# Start of Data extract

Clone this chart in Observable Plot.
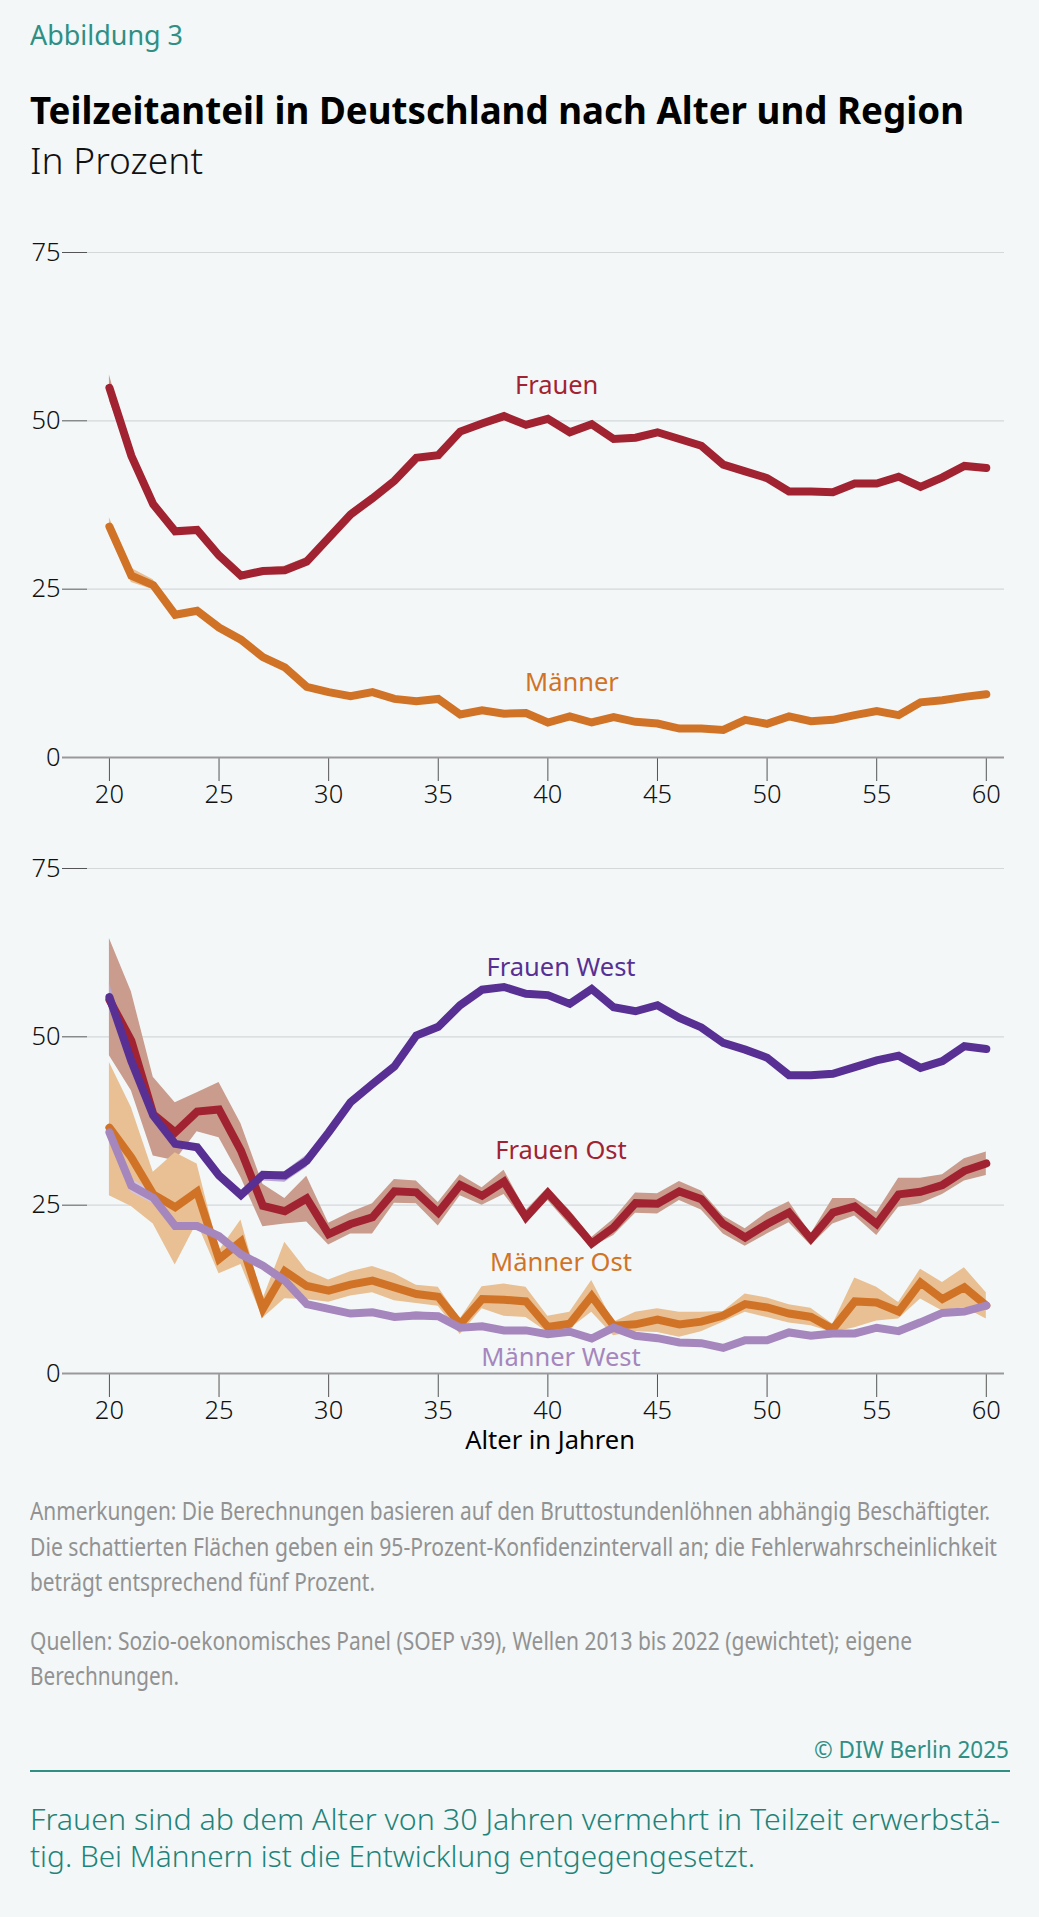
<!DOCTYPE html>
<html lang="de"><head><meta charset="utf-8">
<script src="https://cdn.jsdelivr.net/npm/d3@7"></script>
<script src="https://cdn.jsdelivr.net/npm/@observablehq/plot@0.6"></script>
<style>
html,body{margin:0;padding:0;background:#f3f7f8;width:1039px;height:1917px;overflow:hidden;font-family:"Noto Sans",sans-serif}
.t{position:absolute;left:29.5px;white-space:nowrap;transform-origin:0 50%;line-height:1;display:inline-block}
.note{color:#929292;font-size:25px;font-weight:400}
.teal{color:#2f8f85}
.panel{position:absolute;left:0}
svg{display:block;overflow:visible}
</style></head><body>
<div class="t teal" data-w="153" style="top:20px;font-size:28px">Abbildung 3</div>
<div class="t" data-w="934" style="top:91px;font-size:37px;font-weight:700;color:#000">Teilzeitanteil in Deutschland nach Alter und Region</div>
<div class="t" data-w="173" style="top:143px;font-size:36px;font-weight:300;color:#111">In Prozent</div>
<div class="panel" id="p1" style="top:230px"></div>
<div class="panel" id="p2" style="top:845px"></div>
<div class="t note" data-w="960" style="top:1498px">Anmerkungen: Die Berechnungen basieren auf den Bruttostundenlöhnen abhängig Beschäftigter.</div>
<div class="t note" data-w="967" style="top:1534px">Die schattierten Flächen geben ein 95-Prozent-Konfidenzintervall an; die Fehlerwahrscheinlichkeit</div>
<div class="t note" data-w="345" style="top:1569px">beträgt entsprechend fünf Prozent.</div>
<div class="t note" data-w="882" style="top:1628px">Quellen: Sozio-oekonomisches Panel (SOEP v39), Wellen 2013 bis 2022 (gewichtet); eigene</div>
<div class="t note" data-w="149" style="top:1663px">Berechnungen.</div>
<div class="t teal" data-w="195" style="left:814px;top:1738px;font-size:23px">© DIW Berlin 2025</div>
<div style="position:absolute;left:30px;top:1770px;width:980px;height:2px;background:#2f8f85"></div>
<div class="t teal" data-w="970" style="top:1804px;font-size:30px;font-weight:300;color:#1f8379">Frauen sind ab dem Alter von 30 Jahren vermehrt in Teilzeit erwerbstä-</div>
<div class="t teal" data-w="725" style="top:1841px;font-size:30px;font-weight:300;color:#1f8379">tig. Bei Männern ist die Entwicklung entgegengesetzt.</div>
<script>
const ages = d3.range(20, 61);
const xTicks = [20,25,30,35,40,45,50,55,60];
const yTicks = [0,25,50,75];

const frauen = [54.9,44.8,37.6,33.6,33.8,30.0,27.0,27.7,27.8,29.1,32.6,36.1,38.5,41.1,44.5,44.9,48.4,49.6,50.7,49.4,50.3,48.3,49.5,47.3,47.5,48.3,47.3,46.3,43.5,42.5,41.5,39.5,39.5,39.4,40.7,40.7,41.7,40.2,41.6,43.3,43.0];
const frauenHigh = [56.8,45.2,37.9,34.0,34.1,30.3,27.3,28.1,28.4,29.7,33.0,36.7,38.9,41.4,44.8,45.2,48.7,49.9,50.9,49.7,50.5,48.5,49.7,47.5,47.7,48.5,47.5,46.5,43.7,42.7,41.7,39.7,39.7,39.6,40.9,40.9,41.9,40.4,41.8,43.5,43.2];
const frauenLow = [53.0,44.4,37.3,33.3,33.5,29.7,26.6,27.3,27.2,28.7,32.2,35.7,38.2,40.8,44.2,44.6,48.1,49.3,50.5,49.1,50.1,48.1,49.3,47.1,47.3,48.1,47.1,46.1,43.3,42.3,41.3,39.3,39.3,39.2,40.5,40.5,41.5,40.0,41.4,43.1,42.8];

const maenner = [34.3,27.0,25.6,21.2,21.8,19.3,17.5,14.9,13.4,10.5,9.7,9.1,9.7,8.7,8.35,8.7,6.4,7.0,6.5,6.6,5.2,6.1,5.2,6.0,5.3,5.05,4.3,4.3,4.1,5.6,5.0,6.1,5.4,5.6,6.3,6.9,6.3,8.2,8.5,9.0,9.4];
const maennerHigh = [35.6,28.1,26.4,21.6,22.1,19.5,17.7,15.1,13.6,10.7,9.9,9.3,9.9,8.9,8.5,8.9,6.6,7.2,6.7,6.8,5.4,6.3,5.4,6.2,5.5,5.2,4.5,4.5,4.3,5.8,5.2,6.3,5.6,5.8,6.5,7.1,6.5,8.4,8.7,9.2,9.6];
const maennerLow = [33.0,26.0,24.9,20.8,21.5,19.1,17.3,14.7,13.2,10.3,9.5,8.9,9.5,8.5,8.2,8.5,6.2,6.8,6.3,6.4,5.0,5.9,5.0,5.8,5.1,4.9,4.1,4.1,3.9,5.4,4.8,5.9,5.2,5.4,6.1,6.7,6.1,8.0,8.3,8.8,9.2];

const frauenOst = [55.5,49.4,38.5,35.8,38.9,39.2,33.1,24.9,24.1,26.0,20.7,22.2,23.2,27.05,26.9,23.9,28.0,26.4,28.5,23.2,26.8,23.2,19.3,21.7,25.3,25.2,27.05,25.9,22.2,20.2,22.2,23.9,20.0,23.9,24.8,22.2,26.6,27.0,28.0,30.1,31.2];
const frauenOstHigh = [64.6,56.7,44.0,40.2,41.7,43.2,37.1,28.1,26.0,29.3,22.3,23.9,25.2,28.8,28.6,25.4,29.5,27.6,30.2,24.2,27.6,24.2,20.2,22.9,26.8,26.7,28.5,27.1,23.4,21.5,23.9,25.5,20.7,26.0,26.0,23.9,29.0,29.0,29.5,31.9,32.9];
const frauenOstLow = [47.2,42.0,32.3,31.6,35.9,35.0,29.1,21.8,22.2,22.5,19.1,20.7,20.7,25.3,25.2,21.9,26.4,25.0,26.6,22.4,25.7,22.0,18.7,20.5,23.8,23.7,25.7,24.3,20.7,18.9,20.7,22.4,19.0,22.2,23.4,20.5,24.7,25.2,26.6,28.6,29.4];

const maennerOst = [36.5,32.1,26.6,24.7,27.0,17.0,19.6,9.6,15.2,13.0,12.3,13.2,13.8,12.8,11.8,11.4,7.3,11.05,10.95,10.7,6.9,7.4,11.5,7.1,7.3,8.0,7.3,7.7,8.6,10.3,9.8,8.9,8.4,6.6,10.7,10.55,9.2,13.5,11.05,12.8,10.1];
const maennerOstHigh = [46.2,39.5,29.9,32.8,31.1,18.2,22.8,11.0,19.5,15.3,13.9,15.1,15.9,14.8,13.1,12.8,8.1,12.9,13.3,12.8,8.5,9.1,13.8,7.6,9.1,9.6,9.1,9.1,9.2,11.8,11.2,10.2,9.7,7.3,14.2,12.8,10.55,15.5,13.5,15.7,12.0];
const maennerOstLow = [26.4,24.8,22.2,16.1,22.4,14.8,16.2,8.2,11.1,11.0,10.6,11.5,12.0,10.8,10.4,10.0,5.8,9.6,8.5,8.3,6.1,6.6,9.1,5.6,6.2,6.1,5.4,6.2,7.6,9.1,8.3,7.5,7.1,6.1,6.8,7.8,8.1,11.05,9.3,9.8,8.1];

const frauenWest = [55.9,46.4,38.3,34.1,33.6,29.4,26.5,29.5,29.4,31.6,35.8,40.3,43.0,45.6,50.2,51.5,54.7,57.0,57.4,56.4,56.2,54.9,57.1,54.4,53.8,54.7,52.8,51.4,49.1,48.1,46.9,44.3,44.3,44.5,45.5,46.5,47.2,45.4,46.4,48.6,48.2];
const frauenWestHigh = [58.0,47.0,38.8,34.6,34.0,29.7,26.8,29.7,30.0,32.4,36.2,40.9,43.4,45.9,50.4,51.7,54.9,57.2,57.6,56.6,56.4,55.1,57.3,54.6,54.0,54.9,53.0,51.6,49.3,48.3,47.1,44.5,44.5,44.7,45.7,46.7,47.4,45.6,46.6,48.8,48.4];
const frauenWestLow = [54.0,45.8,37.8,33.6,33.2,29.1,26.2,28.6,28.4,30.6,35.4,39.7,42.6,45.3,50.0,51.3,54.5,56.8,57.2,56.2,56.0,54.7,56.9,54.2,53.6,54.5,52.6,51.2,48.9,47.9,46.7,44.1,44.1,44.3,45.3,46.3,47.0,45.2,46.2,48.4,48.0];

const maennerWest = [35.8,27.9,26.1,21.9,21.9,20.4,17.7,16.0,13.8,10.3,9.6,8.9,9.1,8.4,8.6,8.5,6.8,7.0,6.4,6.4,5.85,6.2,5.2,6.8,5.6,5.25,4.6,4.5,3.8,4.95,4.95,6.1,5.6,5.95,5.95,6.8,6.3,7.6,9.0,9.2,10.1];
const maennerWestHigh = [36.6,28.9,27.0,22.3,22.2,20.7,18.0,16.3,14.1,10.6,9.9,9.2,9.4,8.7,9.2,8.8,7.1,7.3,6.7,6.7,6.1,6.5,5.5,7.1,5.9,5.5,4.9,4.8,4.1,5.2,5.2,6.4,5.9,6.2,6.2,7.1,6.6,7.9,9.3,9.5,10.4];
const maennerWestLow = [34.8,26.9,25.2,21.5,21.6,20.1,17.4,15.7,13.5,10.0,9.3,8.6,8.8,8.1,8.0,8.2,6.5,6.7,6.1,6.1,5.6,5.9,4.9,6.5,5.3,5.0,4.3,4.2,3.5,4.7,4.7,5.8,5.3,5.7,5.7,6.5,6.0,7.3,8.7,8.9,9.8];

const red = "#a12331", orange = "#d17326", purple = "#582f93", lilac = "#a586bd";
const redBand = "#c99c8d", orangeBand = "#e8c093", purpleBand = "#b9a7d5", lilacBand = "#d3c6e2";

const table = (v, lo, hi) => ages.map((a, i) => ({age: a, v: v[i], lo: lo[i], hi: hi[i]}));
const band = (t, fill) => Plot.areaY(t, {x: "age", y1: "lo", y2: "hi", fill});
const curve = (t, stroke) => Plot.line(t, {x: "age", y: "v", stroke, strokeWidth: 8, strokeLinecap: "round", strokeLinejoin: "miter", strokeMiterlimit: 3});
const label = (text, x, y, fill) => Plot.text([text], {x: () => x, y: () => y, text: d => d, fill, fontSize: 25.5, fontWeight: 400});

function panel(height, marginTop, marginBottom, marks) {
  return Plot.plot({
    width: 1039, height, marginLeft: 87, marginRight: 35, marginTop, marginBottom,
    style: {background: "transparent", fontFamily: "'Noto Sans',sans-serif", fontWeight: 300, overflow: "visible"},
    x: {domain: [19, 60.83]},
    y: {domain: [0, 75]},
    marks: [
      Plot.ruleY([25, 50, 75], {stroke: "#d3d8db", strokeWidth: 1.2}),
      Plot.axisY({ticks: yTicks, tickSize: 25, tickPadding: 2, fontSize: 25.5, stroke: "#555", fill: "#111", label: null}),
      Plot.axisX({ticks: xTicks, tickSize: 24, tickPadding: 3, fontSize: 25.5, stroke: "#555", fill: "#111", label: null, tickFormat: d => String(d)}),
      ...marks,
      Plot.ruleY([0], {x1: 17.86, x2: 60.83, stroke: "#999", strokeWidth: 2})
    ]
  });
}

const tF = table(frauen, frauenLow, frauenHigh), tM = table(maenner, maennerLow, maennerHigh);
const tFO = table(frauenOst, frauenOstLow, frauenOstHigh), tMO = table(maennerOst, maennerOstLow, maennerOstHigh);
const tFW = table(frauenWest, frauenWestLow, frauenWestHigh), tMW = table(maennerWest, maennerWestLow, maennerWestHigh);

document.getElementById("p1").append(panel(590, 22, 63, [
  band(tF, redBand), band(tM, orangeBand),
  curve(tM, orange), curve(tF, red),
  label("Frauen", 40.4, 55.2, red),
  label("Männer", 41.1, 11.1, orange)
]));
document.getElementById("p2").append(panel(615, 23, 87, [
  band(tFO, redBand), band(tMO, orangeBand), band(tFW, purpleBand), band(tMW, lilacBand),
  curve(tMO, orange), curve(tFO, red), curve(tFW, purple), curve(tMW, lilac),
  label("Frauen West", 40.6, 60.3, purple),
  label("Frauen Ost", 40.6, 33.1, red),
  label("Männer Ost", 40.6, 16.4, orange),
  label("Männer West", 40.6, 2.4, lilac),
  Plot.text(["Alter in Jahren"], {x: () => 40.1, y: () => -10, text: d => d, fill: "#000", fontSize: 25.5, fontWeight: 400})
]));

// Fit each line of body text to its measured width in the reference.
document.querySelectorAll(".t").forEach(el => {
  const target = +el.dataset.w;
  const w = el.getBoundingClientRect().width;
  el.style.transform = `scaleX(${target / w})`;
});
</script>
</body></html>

# End of Data extract

Exactly restate the lines from the beginning of the data through the line with "const yTicks = [0,25,50,75];", and no others, keeping pictures out.

Task response =
Clone this chart in Observable Plot.
<!DOCTYPE html>
<html lang="de"><head><meta charset="utf-8">
<script src="https://cdn.jsdelivr.net/npm/d3@7"></script>
<script src="https://cdn.jsdelivr.net/npm/@observablehq/plot@0.6"></script>
<style>
html,body{margin:0;padding:0;background:#f3f7f8;width:1039px;height:1917px;overflow:hidden;font-family:"Noto Sans",sans-serif}
.t{position:absolute;left:29.5px;white-space:nowrap;transform-origin:0 50%;line-height:1;display:inline-block}
.note{color:#929292;font-size:25px;font-weight:400}
.teal{color:#2f8f85}
.panel{position:absolute;left:0}
svg{display:block;overflow:visible}
</style></head><body>
<div class="t teal" data-w="153" style="top:20px;font-size:28px">Abbildung 3</div>
<div class="t" data-w="934" style="top:91px;font-size:37px;font-weight:700;color:#000">Teilzeitanteil in Deutschland nach Alter und Region</div>
<div class="t" data-w="173" style="top:143px;font-size:36px;font-weight:300;color:#111">In Prozent</div>
<div class="panel" id="p1" style="top:230px"></div>
<div class="panel" id="p2" style="top:845px"></div>
<div class="t note" data-w="960" style="top:1498px">Anmerkungen: Die Berechnungen basieren auf den Bruttostundenlöhnen abhängig Beschäftigter.</div>
<div class="t note" data-w="967" style="top:1534px">Die schattierten Flächen geben ein 95-Prozent-Konfidenzintervall an; die Fehlerwahrscheinlichkeit</div>
<div class="t note" data-w="345" style="top:1569px">beträgt entsprechend fünf Prozent.</div>
<div class="t note" data-w="882" style="top:1628px">Quellen: Sozio-oekonomisches Panel (SOEP v39), Wellen 2013 bis 2022 (gewichtet); eigene</div>
<div class="t note" data-w="149" style="top:1663px">Berechnungen.</div>
<div class="t teal" data-w="195" style="left:814px;top:1738px;font-size:23px">© DIW Berlin 2025</div>
<div style="position:absolute;left:30px;top:1770px;width:980px;height:2px;background:#2f8f85"></div>
<div class="t teal" data-w="970" style="top:1804px;font-size:30px;font-weight:300;color:#1f8379">Frauen sind ab dem Alter von 30 Jahren vermehrt in Teilzeit erwerbstä-</div>
<div class="t teal" data-w="725" style="top:1841px;font-size:30px;font-weight:300;color:#1f8379">tig. Bei Männern ist die Entwicklung entgegengesetzt.</div>
<script>
const ages = d3.range(20, 61);
const xTicks = [20,25,30,35,40,45,50,55,60];
const yTicks = [0,25,50,75];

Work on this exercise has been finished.